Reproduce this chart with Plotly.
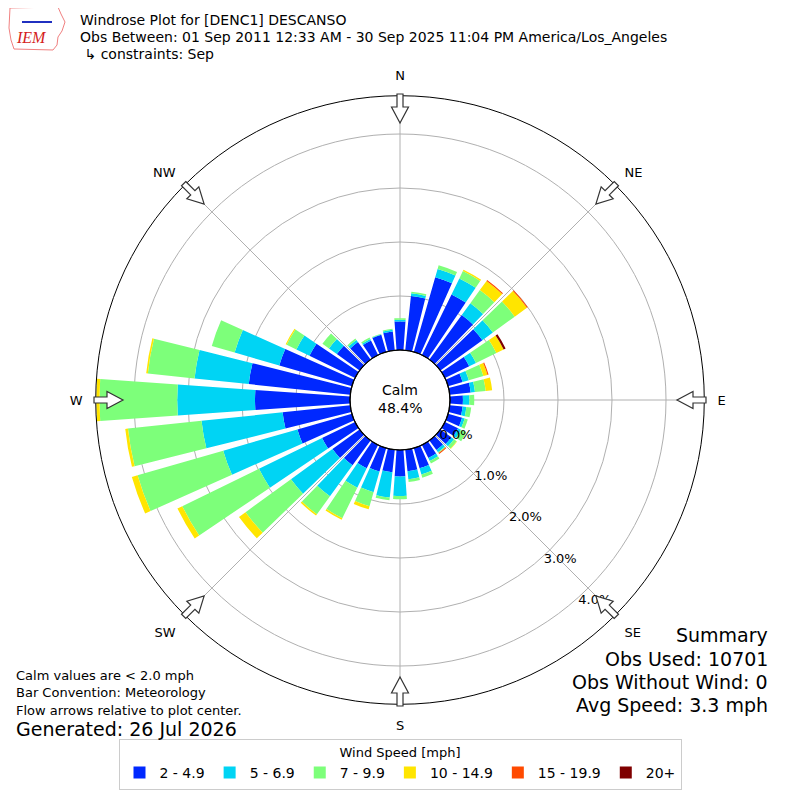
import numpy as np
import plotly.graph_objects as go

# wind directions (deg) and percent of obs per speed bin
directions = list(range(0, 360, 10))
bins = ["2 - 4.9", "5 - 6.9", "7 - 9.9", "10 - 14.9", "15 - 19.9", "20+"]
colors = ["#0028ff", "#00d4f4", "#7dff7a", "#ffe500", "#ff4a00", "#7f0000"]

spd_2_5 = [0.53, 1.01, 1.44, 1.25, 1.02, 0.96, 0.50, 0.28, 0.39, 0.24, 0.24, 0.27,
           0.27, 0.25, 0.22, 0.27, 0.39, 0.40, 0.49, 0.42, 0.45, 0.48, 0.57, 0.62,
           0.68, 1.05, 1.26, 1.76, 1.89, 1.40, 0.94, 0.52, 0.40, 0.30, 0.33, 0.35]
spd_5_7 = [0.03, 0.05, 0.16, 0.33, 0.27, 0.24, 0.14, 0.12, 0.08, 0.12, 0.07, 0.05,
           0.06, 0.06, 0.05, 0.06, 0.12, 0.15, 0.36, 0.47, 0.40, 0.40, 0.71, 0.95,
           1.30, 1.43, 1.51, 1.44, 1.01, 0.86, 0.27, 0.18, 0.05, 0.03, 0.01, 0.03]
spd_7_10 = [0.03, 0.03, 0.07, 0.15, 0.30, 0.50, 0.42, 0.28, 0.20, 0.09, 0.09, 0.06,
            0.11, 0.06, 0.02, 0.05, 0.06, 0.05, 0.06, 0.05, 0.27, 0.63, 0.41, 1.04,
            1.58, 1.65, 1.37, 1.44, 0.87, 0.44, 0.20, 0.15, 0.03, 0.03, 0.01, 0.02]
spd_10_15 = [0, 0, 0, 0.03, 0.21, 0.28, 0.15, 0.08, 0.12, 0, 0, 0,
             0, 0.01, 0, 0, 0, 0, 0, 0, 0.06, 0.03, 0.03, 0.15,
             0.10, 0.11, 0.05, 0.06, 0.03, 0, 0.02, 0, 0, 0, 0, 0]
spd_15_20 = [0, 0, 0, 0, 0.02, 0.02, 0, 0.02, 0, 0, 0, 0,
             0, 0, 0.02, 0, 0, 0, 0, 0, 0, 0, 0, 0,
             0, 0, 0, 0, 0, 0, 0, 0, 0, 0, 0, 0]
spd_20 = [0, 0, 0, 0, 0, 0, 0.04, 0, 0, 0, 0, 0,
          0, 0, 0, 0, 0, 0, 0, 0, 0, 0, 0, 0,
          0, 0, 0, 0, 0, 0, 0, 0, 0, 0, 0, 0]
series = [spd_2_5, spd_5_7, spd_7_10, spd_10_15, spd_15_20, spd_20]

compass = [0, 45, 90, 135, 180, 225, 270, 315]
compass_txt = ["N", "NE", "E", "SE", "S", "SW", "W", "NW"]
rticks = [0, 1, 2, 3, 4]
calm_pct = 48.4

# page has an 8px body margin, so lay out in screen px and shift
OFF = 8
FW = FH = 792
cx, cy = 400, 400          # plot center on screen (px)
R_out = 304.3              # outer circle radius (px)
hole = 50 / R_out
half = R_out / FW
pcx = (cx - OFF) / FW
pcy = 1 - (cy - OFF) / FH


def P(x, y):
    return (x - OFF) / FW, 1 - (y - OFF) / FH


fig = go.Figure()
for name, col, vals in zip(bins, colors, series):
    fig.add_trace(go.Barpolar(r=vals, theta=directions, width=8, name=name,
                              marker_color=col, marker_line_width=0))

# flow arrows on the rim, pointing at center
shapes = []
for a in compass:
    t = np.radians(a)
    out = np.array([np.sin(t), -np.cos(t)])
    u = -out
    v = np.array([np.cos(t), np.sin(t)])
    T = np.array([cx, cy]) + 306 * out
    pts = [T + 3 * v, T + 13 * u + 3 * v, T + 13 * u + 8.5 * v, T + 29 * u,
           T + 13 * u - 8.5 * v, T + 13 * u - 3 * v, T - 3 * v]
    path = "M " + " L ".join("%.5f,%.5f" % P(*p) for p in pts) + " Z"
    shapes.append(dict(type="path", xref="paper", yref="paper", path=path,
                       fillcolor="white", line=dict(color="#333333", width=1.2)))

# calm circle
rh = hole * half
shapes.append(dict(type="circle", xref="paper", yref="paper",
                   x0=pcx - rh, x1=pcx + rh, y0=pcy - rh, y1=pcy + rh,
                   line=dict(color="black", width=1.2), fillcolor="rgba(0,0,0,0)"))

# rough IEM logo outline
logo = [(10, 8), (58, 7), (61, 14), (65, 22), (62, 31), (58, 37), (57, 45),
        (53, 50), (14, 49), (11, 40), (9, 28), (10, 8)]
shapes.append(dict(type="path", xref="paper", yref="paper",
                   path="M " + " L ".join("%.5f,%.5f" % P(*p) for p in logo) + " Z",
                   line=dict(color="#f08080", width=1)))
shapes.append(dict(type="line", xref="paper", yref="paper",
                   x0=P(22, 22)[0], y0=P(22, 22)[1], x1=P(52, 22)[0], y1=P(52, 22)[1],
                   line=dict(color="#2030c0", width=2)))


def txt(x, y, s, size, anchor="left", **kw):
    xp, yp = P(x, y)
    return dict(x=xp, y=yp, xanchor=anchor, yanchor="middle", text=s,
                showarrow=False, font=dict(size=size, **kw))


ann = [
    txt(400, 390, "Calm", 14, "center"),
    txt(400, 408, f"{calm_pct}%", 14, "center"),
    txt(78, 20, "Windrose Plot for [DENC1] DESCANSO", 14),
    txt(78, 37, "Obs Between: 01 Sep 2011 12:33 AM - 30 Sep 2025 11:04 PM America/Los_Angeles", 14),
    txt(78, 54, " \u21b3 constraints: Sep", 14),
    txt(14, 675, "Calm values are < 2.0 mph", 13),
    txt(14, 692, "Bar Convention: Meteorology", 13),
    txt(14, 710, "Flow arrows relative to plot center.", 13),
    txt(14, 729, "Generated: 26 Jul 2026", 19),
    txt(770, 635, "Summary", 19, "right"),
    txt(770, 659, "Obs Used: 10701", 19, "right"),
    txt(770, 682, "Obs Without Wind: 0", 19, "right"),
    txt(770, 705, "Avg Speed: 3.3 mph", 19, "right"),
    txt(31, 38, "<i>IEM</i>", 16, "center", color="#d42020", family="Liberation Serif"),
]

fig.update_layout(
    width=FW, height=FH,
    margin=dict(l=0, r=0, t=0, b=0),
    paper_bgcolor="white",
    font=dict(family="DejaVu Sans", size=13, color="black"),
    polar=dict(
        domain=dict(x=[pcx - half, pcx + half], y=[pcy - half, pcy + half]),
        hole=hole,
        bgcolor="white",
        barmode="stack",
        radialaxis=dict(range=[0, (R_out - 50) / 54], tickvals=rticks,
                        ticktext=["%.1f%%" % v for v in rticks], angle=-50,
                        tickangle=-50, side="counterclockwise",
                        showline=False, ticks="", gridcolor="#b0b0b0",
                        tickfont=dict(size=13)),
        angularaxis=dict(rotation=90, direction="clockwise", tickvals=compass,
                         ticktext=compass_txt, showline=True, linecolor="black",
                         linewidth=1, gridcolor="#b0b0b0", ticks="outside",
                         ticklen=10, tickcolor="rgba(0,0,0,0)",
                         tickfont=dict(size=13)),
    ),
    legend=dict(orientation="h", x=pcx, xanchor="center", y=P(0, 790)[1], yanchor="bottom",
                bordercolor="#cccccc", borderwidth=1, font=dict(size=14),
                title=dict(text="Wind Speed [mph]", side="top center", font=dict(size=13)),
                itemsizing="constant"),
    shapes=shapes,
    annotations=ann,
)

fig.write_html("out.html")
==
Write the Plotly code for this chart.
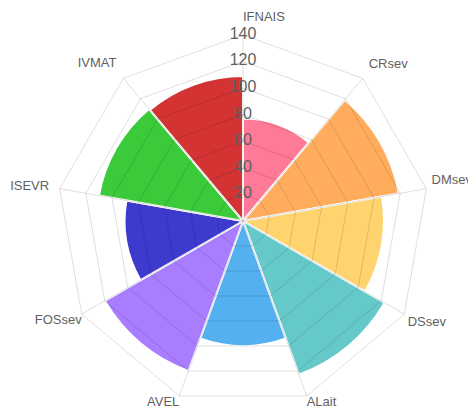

TASK DESCRIPTION
Identify the lines in the entries that hold "this" and return each one.

EXPECTED ANSWER
Reproduce this chart with Plotly.
Write the Plotly code for this chart.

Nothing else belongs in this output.